This Reggae Star Urges Jamaican Govt., Diaspora, To Do More To Support Reggae/Dancehall

shaggy-performs-at-jamaica-telethon-2020
Shaggy is the richest dancehall star globally.

News Americas, WASHINGTON, D.C., Thurs. May 13, 2021: A Grammy-winning reggae artist has appealed to the government of Jamaica to government and its Diaspora, to do more to support and promote the island’s music.

Reggae/dancehall artiste Shaggy made the call as a special guest on the third in the series of “Lets Connect with Ambassador Marks,” an online diaspora town hall meeting hosted by the country’s ambassador to Washington.

The singer and songwriter, born Orville Burrell, also urged the government to do more to help educate artistes on how to be more business savvy. He recommended that there be more seminars and workshops for artistes, which will guide them in how to manage their music operations both locally and internationally.

“The artistes have to start handling themselves in a more professional manner. Because if you’re not ‘gonna do it professionally and have a professional team… Then you’re going to look like [an unorganized] ‘patty shop’ operation, and you’re gonna be treated like a poppy show,” Shaggy said.

He revealed that some years ago, he along with promoter Sharon Burke of Synergy, had begun such a programme but it unfortunately had to be curtailed as a result of the COVID-19 pandemic.

However, he urged the government to join forces with him with a view to resuscitating this important programme.

Ambassador Audrey Marks for her part, supported the need for continuing education on business operation and marketing among artistes, noting that this will help them to navigate the difficult minefield of the international music business.

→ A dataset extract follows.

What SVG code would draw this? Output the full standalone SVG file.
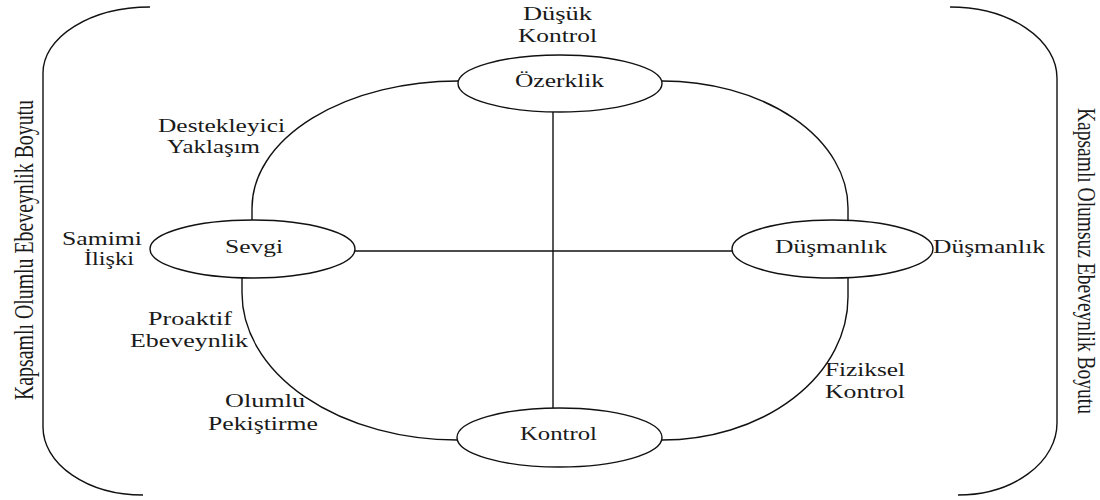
<svg xmlns="http://www.w3.org/2000/svg" width="1100" height="500" viewBox="0 0 1100 500">
<style>
.ln{fill:none;stroke:#111;stroke-width:1.4}
.nd{fill:#fff;stroke:#111;stroke-width:1.4}
.t{font-family:"Liberation Serif","Times New Roman",serif;font-size:19px;fill:#1a1a1a}
.v{font-family:"Liberation Serif","Times New Roman",serif;font-size:20px;fill:#1a1a1a}
</style>
<rect width="1100" height="500" fill="#fff"/>
<g id="brackets" class="ln">
<path d="M150,7 A107,66 0 0 0 43,73 L43,427 A100,68 0 0 0 143,495"/>
<path d="M950,7 A107,71 0 0 1 1057,78 L1057,423 A99,72 0 0 1 958,495"/>
</g>
<g id="connectors" class="ln">
<path d="M458,81 A206,127 0 0 0 252,208 L252,220"/>
<path d="M662,81 A186,127 0 0 1 848,208 L848,220"/>
<path d="M242,278 L242,293 A215,147 0 0 0 457,440"/>
<path d="M848,278 L848,297 A186,143 0 0 1 662,440"/>
<line x1="553" y1="112" x2="553" y2="408"/>
<line x1="355" y1="251" x2="732" y2="251"/>
</g>
<g id="ozerklik">
<ellipse class="nd" cx="560" cy="83.5" rx="102" ry="28.5"/>
<text class="t" x="515" y="87" textLength="89" lengthAdjust="spacingAndGlyphs">Özerklik</text>
</g>
<g id="kontrol">
<ellipse class="nd" cx="559.5" cy="437.5" rx="102.5" ry="29.5"/>
<text class="t" x="520" y="440" textLength="77" lengthAdjust="spacingAndGlyphs">Kontrol</text>
</g>
<g id="sevgi">
<ellipse class="nd" cx="252.5" cy="249" rx="102.5" ry="29"/>
<text class="t" x="225" y="253" textLength="58" lengthAdjust="spacingAndGlyphs">Sevgi</text>
</g>
<g id="dusmanlik">
<ellipse class="nd" cx="832.5" cy="249" rx="100.5" ry="29"/>
<text class="t" x="775" y="253" textLength="112" lengthAdjust="spacingAndGlyphs">Düşmanlık</text>
</g>
<g id="labels">
<text class="t" x="523" y="20" textLength="69" lengthAdjust="spacingAndGlyphs">Düşük</text>
<text class="t" x="518" y="42" textLength="79" lengthAdjust="spacingAndGlyphs">Kontrol</text>
<text class="t" x="158" y="132" textLength="127" lengthAdjust="spacingAndGlyphs">Destekleyici</text>
<text class="t" x="167" y="153" textLength="93" lengthAdjust="spacingAndGlyphs">Yaklaşım</text>
<text class="t" x="62" y="245" textLength="80" lengthAdjust="spacingAndGlyphs">Samimi</text>
<text class="t" x="84" y="265" textLength="50" lengthAdjust="spacingAndGlyphs">İlişki</text>
<text class="t" x="148" y="325" textLength="84" lengthAdjust="spacingAndGlyphs">Proaktif</text>
<text class="t" x="130" y="347" textLength="118" lengthAdjust="spacingAndGlyphs">Ebeveynlik</text>
<text class="t" x="225" y="407" textLength="80" lengthAdjust="spacingAndGlyphs">Olumlu</text>
<text class="t" x="208" y="430" textLength="110" lengthAdjust="spacingAndGlyphs">Pekiştirme</text>
<text class="t" x="825" y="376" textLength="80" lengthAdjust="spacingAndGlyphs">Fiziksel</text>
<text class="t" x="825" y="398" textLength="80" lengthAdjust="spacingAndGlyphs">Kontrol</text>
<text class="t" x="933" y="253" textLength="112" lengthAdjust="spacingAndGlyphs">Düşmanlık</text>
</g>
<g id="dimensions">
<text class="v" text-anchor="middle" transform="translate(33,250) rotate(-90) scale(1,1.4)" x="0" y="0" textLength="300" lengthAdjust="spacingAndGlyphs">Kapsamlı Olumlu Ebeveynlik Boyutu</text>
<text class="v" text-anchor="middle" transform="translate(1078,261) rotate(90) scale(1,1.3)" x="0" y="0" textLength="306" lengthAdjust="spacingAndGlyphs">Kapsamlı Olumsuz Ebeveynlik Boyutu</text>
</g>
</svg>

Meanwhile, Shaggy also claimed that many Jamaicans at home and across the Diaspora do not support local musicians in the same way they support other international artistes

He said that “as influential as Jamaican music is on the global stage, there is an underwhelming lack of support for the music from Jamaicans.” 

The Jamaican diaspora needs to do more in this regard in order to support Jamaican music, and by extension, the Jamaican culture, Shaggy said.

He further pointed out that “at this point, Reggae/Dancehall has less than 6% of the global market share, which he lamented, “does not really give us a seat at the table.”

But if we can do something as impactful as what we are doing with this record, entitled “Go down deh,” with the Jamaican label [VP Records]  and with Jamaican artistes to promote dancehall, that certainly changes the cycle and certainly changes the tone and gives us a lot more leverage for us to have more in depth conversations with some of the powerhouses from Google, Live Nation, Apple, Spotify to Pandora etc.,” Shaggy declared.

Ambassador Marks agreed, emphasizing that the diaspora’s strength is in their buying power. She went on to encourage members of the diaspora become subscribers and stream more local music, which could change the trajectory of the genre.

The newly released single, “Go Down Deh” from the “Dancehall Queen,” Spice, features Sean Paul and Shaggy, and is dominating the global reggae charts.